Marlboro Airport, in Marlborough, Massachusetts, was a public airport that was in operation from 1922 to 2019.

==History==
Marlboro Airport was founded in 1922, the era when barnstormers flew "by the seat of their pants." It was the oldest continuously operating commercial field in the Commonwealth of Massachusetts until its closure. There was one fixed-base operator, Don's Flying Service, named for former airport manager Don LaCouture Sr. and offered fixed-wing and helicopter flight instruction, tie-downs and hangar space, and major and minor aircraft repairs.

Chapter 673 of the Experimental Aircraft Association was based at Marlboro Airport.

In April 2010, the airport owner sued the government claiming that the airport's runway was damaged by heavy vehicles accompanying President Obama's secret service fleet. The government settled with the airport owner's widow a year after his death., however the funds were never used to repave the airport which was closed shortly thereafter.
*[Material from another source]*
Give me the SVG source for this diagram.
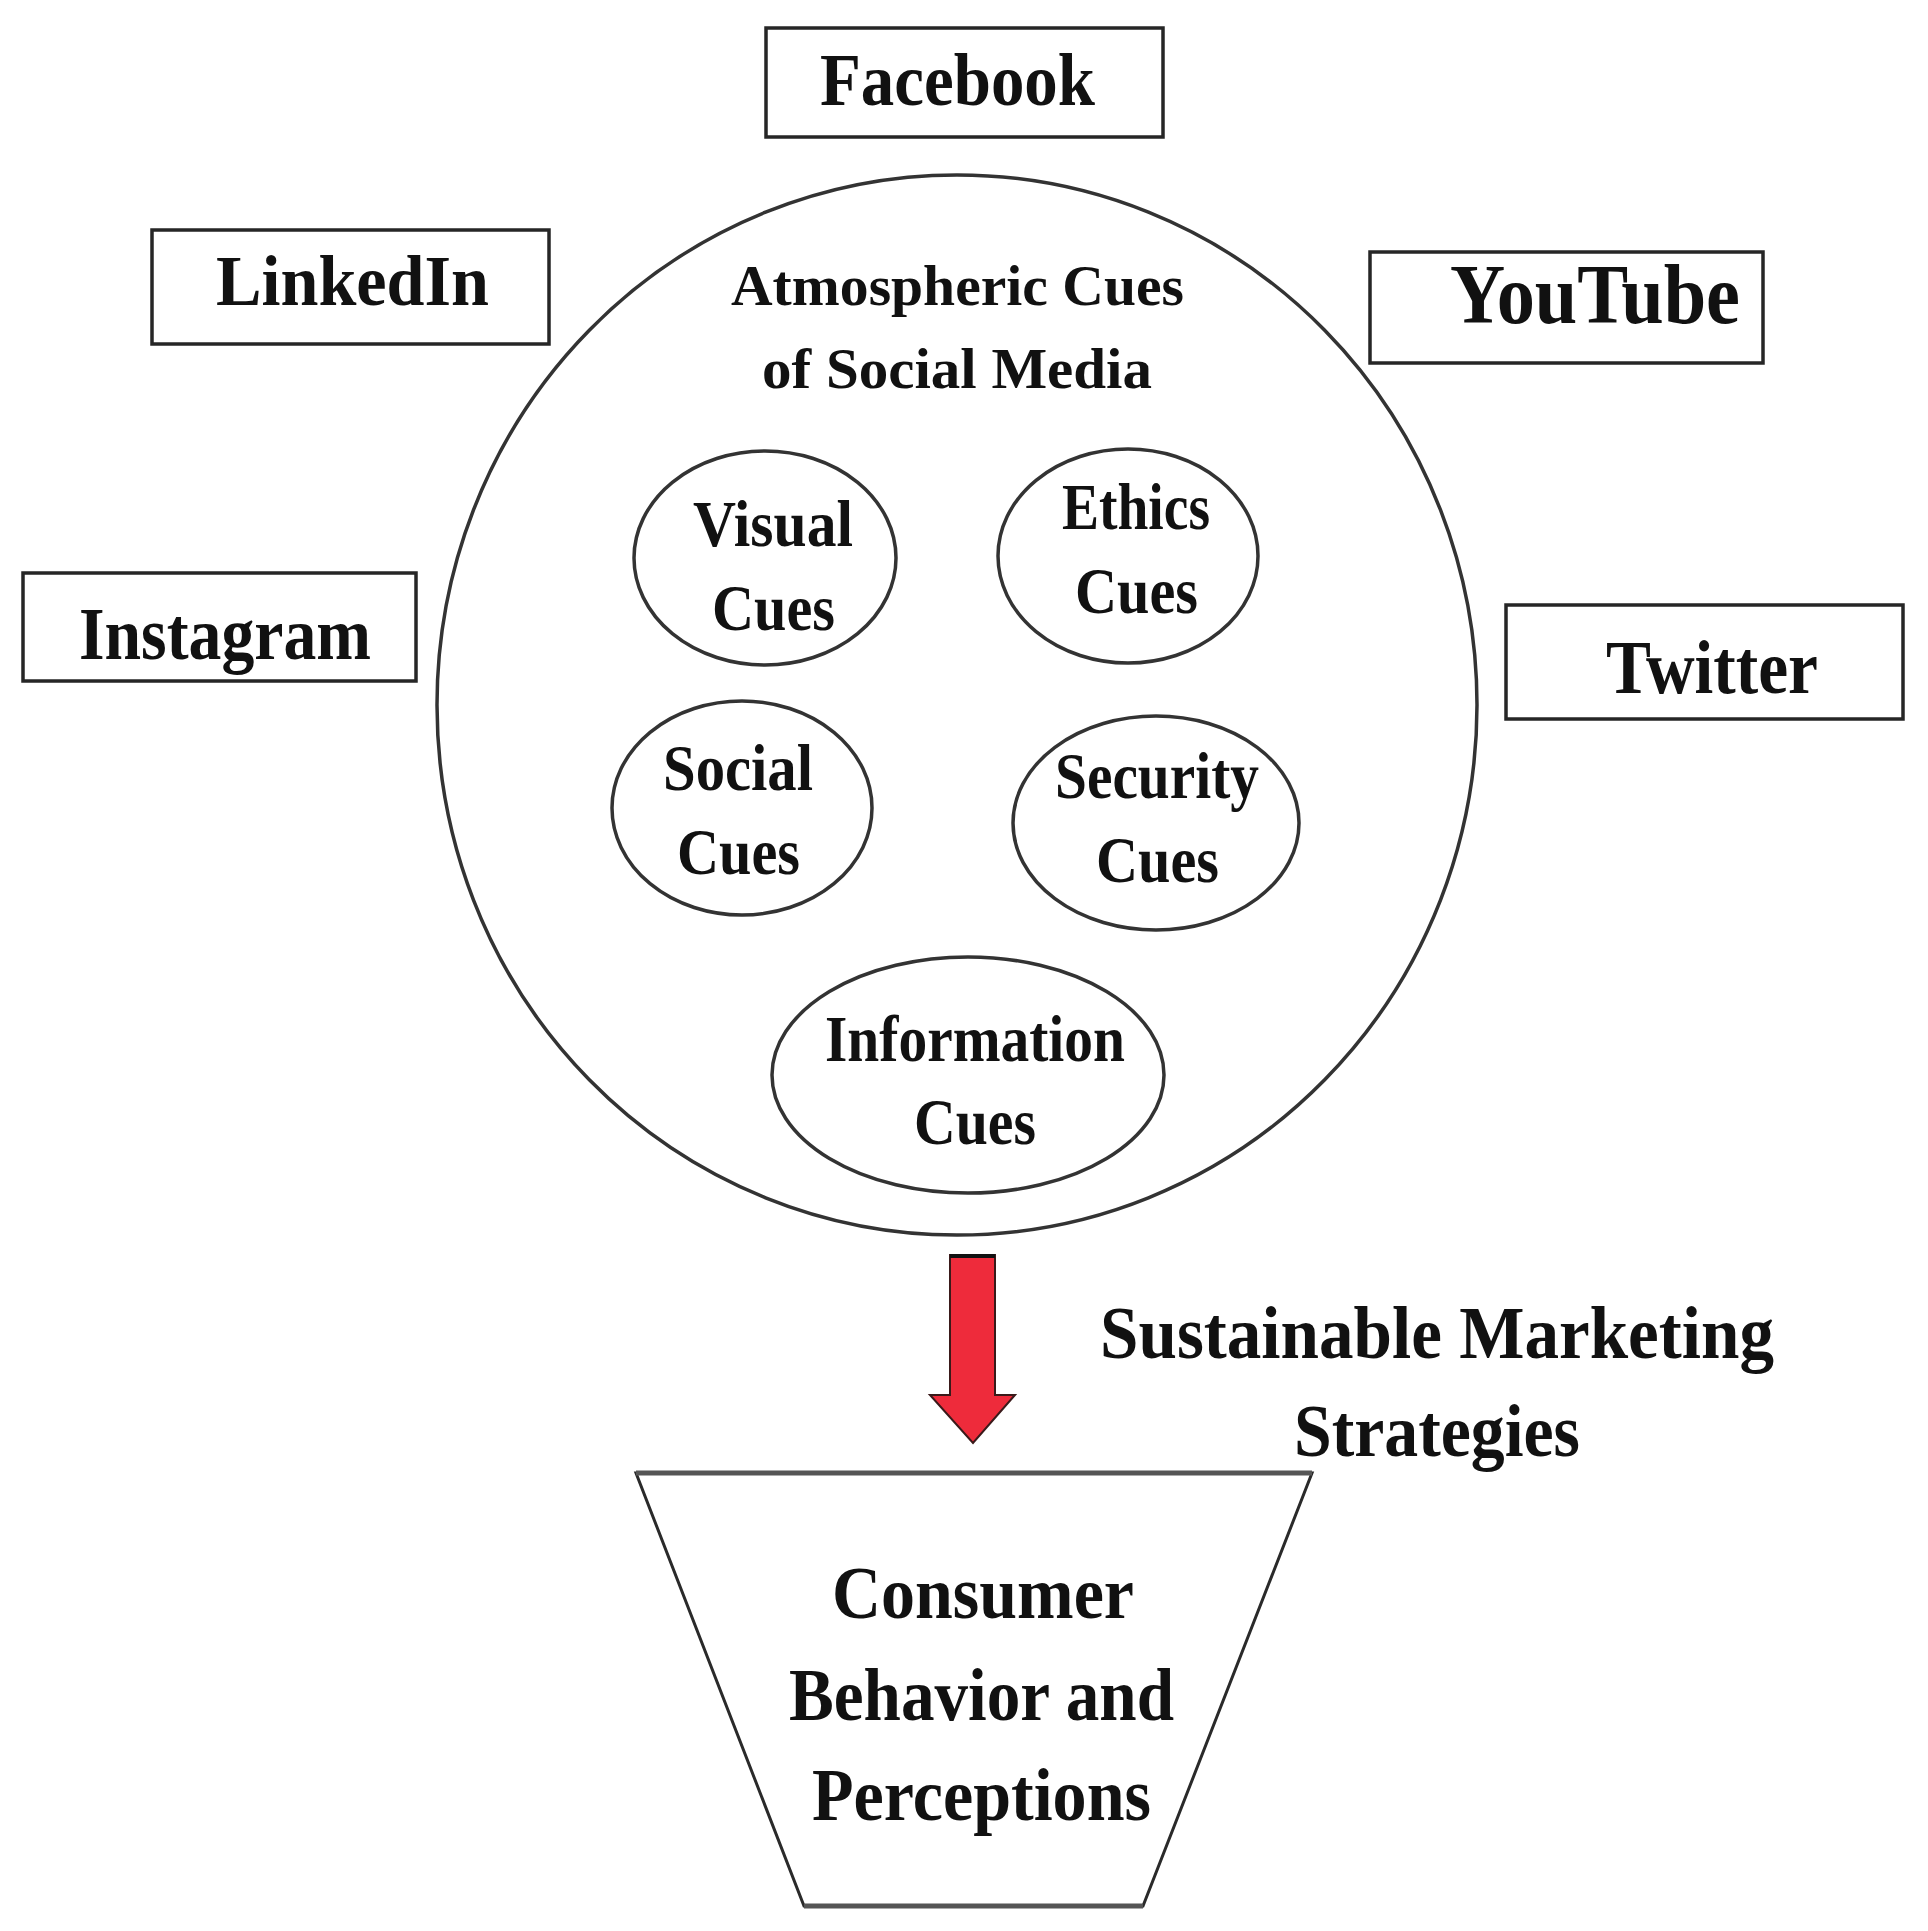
<svg xmlns="http://www.w3.org/2000/svg" width="1928" height="1931" viewBox="0 0 1928 1931">
<style>
  .box { fill: #ffffff; stroke: #262626; stroke-width: 3.5; }
  .ell { fill: none; stroke: #333333; stroke-width: 3.5; }
  .t { font-family: "Liberation Serif", "Times New Roman", serif; font-weight: bold; fill: #111111; }
</style>
<rect x="0" y="0" width="1928" height="1931" fill="#ffffff"/>

<g id="atmospheric-cues">
  <ellipse class="ell" cx="957" cy="705" rx="520" ry="530"/>
  <text class="t" x="731" y="305" font-size="58" textLength="453" lengthAdjust="spacingAndGlyphs">Atmospheric Cues</text>
  <text class="t" x="762" y="388" font-size="58" textLength="390" lengthAdjust="spacingAndGlyphs">of Social Media</text>
</g>

<g id="facebook">
  <rect class="box" x="766" y="28" width="397" height="109"/>
  <text class="t" x="820" y="105" font-size="75" textLength="275" lengthAdjust="spacingAndGlyphs">Facebook</text>
</g>
<g id="linkedin">
  <rect class="box" x="152" y="230" width="397" height="114"/>
  <text class="t" x="216" y="305" font-size="72" textLength="273" lengthAdjust="spacingAndGlyphs">LinkedIn</text>
</g>
<g id="instagram">
  <rect class="box" x="23" y="573" width="393" height="108"/>
  <text class="t" x="79" y="659" font-size="74" textLength="292" lengthAdjust="spacingAndGlyphs">Instagram</text>
</g>
<g id="youtube">
  <rect class="box" x="1370" y="252" width="393" height="111"/>
  <text class="t" x="1450" y="323" font-size="84" textLength="290" lengthAdjust="spacingAndGlyphs">YouTube</text>
</g>
<g id="twitter">
  <rect class="box" x="1506" y="605" width="397" height="114"/>
  <text class="t" x="1606" y="693" font-size="76" textLength="212" lengthAdjust="spacingAndGlyphs">Twitter</text>
</g>

<g id="visual-cues">
  <ellipse class="ell" cx="765" cy="558" rx="131" ry="107"/>
  <text class="t" x="693" y="546" font-size="66" textLength="160" lengthAdjust="spacingAndGlyphs">Visual</text>
  <text class="t" x="712" y="630" font-size="66" textLength="123" lengthAdjust="spacingAndGlyphs">Cues</text>
</g>
<g id="ethics-cues">
  <ellipse class="ell" cx="1128" cy="556" rx="130" ry="107"/>
  <text class="t" x="1062" y="529" font-size="66" textLength="148" lengthAdjust="spacingAndGlyphs">Ethics</text>
  <text class="t" x="1075" y="613" font-size="66" textLength="123" lengthAdjust="spacingAndGlyphs">Cues</text>
</g>
<g id="social-cues">
  <ellipse class="ell" cx="742" cy="808" rx="130" ry="107"/>
  <text class="t" x="663" y="790" font-size="66" textLength="150" lengthAdjust="spacingAndGlyphs">Social</text>
  <text class="t" x="677" y="874" font-size="66" textLength="123" lengthAdjust="spacingAndGlyphs">Cues</text>
</g>
<g id="security-cues">
  <ellipse class="ell" cx="1156" cy="823" rx="143" ry="107"/>
  <text class="t" x="1055" y="798" font-size="66" textLength="204" lengthAdjust="spacingAndGlyphs">Security</text>
  <text class="t" x="1096" y="882" font-size="66" textLength="123" lengthAdjust="spacingAndGlyphs">Cues</text>
</g>
<g id="information-cues">
  <ellipse class="ell" cx="968" cy="1075" rx="196" ry="118"/>
  <text class="t" x="825" y="1061" font-size="66" textLength="300" lengthAdjust="spacingAndGlyphs">Information</text>
  <text class="t" x="914" y="1144" font-size="66" textLength="122" lengthAdjust="spacingAndGlyphs">Cues</text>
</g>

<g id="connectors">
  <polygon points="950,1255 995,1255 995,1395 1015,1395 973,1443 930,1395 950,1395" fill="#ee2b3b" stroke="#3a1a1a" stroke-width="2"/>
  <line x1="950" y1="1256" x2="995" y2="1256" stroke="#111111" stroke-width="4"/>
  <text class="t" x="1100" y="1358" font-size="74" textLength="674" lengthAdjust="spacingAndGlyphs">Sustainable Marketing</text>
  <text class="t" x="1294" y="1456" font-size="74" textLength="286" lengthAdjust="spacingAndGlyphs">Strategies</text>
</g>

<g id="consumer-behavior">
  <polygon points="636,1473 1312,1473 1143,1906 804,1906" fill="#ffffff" stroke="#2a2a2a" stroke-width="3"/>
  <line x1="636" y1="1473" x2="1312" y2="1473" stroke="#555555" stroke-width="5"/>
  <line x1="804" y1="1906" x2="1143" y2="1906" stroke="#555555" stroke-width="5"/>
  <text class="t" x="832" y="1618" font-size="74" textLength="302" lengthAdjust="spacingAndGlyphs">Consumer</text>
  <text class="t" x="789" y="1720" font-size="74" textLength="385" lengthAdjust="spacingAndGlyphs">Behavior and</text>
  <text class="t" x="812" y="1820" font-size="74" textLength="339" lengthAdjust="spacingAndGlyphs">Perceptions</text>
</g>
</svg>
Its final owner was Sandra A. Stetson, widow of prior owner G. Robert Stetson, Jr. Robert died on April 27, 2012, at the age of 66. It had one runway, and at the end of its life averaged 37 flights per day with approximately 40 aircraft based on its field. In December 2018, Sandra Stetson sold the airport to Capital Group Properties, which plans to redevelop the site into the Airport Industrial Park.